The Canvas tab loaded in one second and takes up 30MB. It also takes up 13% of CPU time all of the time, regardless of whether or not one is looking at it.
Dragging on the HTML page is smoother, which I suppose is expected, since the current setup is to redraw EVERYTHING every 30 milliseconds in the Canvas test. There are plenty of optimizations to be had for Canvas for this. (canvas invalidation being the easiest, also clipping regions, selective redrawing, etc.. just depends on how much you feel like implementing)
Video on the HTML page, while I am not moving objects, is actually perfectly smooth.
On canvas the video is always slow, since I am redrawing constantly because I turned off my drawing canvas invalidation. There is of course plenty of room for improvement.
Drawing/loading alone is far faster in Canvas and has far more room for optimizations, too (ie, excluding things that are off-screen is very easy).
Fast as in faster rendering or faster development? I would say the answer to both is HTML5 canvas. Although it is a fairly new technology, and not even supported by all mainstream browsers yet, it already has much more functionality than you would have using DIVs with normal HTML. I've done drawing with divs before and it was incredibly frustrating just getting something to work. With canvas you already have a framework in place to do most basic drawing. Furthermore, html5 is new. Even if it is relatively slower than drawing with divs right now (which it probably isn't), that performance will increase as development and adoption increases. I can't say the same for drawing with divs.
Pros to using HTML5 Canvas:
Similar to other drawing frameworks (OpenGL, DirectX)

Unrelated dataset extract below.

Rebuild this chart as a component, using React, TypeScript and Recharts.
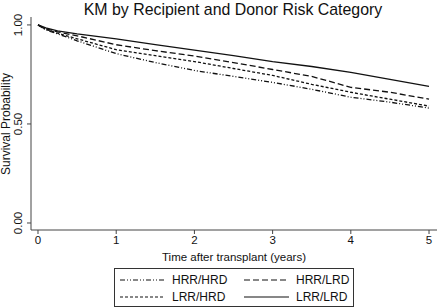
import React from "react";
import { LineChart, Line, XAxis, YAxis, Legend } from "recharts";

// years after transplant
const times = [0, 0.1, 0.25, 0.5, 1, 1.5, 2, 2.5, 3, 3.5, 4, 4.5, 5];

// survival probability per group
const hrrHrd = [1, 0.975, 0.955, 0.92, 0.855, 0.81, 0.77, 0.74, 0.71, 0.675, 0.635, 0.61, 0.58];
const hrrLrd = [1, 0.98, 0.965, 0.945, 0.9, 0.87, 0.843, 0.81, 0.775, 0.74, 0.685, 0.66, 0.625];
const lrrHrd = [1, 0.978, 0.958, 0.93, 0.875, 0.845, 0.815, 0.78, 0.745, 0.7, 0.66, 0.625, 0.59];
const lrrLrd = [1, 0.985, 0.97, 0.955, 0.93, 0.9, 0.873, 0.845, 0.815, 0.79, 0.76, 0.725, 0.69];

const xTicks = [0, 1, 2, 3, 4, 5];
const yTicks = [0, 0.5, 1];

const data = times.map((t, i) => ({
  t,
  hrrHrd: hrrHrd[i],
  hrrLrd: hrrLrd[i],
  lrrHrd: lrrHrd[i],
  lrrLrd: lrrLrd[i],
}));

const FONT = "'Liberation Sans', Arial, sans-serif";
const INK = "#111";
const AXIS = "#444";

const series = [
  { key: "hrrHrd", name: "HRR/HRD", dash: "5 2 1 2 1 2" },
  { key: "hrrLrd", name: "HRR/LRD", dash: "6 3" },
  { key: "lrrHrd", name: "LRR/HRD", dash: "3 2" },
  { key: "lrrLrd", name: "LRR/LRD", dash: undefined },
];

function YTick(props: any) {
  const { x, y, payload } = props;
  const bx = x - 3;
  return (
    <text
      x={bx}
      y={y}
      transform={`rotate(-90 ${bx} ${y})`}
      textAnchor="middle"
      fontSize={11.5}
      fill={INK}
      fontFamily={FONT}
    >
      {payload.value.toFixed(2)}
    </text>
  );
}

function KmLegend() {
  return (
    <div
      style={{
        boxSizing: "border-box",
        width: 240,
        height: 39,
        border: "1px solid #333",
        background: "#fff",
        display: "grid",
        gridTemplateColumns: "124px 110px",
        gridTemplateRows: "17px 17px",
        padding: "2px 0 0 5px",
        fontFamily: FONT,
        fontSize: 12,
        color: INK,
      }}
    >
      {series.map((s) => (
        <div key={s.key} style={{ display: "flex", alignItems: "center" }}>
          <svg width={46} height={10} style={{ marginRight: 6 }}>
            <line x1={0} y1={5} x2={45} y2={5} stroke={INK} strokeWidth={1.2} strokeDasharray={s.dash} />
          </svg>
          <span>{s.name}</span>
        </div>
      ))}
    </div>
  );
}

export default function App() {
  return (
    <div style={{ position: "absolute", left: 0, top: 0, width: 437, height: 307, background: "#fff" }}>
      <LineChart width={437} height={307} data={data} margin={{ top: 17, right: 0, left: 0, bottom: 42 }}>
        <text x={233} y={15} textAnchor="middle" fontSize={15.9} fill={INK} fontFamily={FONT}>
          KM by Recipient and Donor Risk Category
        </text>
        <text
          x={10}
          y={124}
          transform="rotate(-90 10 124)"
          textAnchor="middle"
          fontSize={12}
          fill={INK}
          fontFamily={FONT}
        >
          Survival Probability
        </text>
        <XAxis
          dataKey="t"
          type="number"
          domain={[-0.0895, 5.102]}
          ticks={xTicks}
          allowDataOverflow
          height={35}
          tickSize={4}
          stroke={AXIS}
          tick={{ fontSize: 11.5, fill: INK, fontFamily: FONT }}
          label={{ value: "Time after transplant (years)", position: "insideBottom", offset: 4, fontSize: 11.5, fill: INK, fontFamily: FONT }}
        />
        <YAxis
          type="number"
          domain={[-0.0354, 1.04]}
          ticks={yTicks}
          allowDataOverflow
          width={31}
          tickSize={4}
          stroke={AXIS}
          tick={<YTick />}
        />
        {series.map((s) => (
          <Line
            key={s.key}
            dataKey={s.key}
            name={s.name}
            type="linear"
            stroke={INK}
            strokeWidth={1.3}
            strokeDasharray={s.dash}
            dot={false}
            isAnimationActive={false}
          />
        ))}
        <Legend
          layout="horizontal"
          verticalAlign="middle"
          align="center"
          wrapperStyle={{ left: 114, top: 268, width: 240, height: 39 }}
          content={() => <KmLegend />}
        />
      </LineChart>
    </div>
  );
}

Will continue to increase in performance and functionality
May become hardware accelerated in the future
Possible 3D framework in the future
Neither of those games requires HTML 5. scrabb.ly does everything with rectangular objects, which divs handle just fine, and the chess game doesn't even use animation. If that's the kind of game you're thinking of building, then what you use should be decided on the grounds of familiarity and compatibility rather than performance.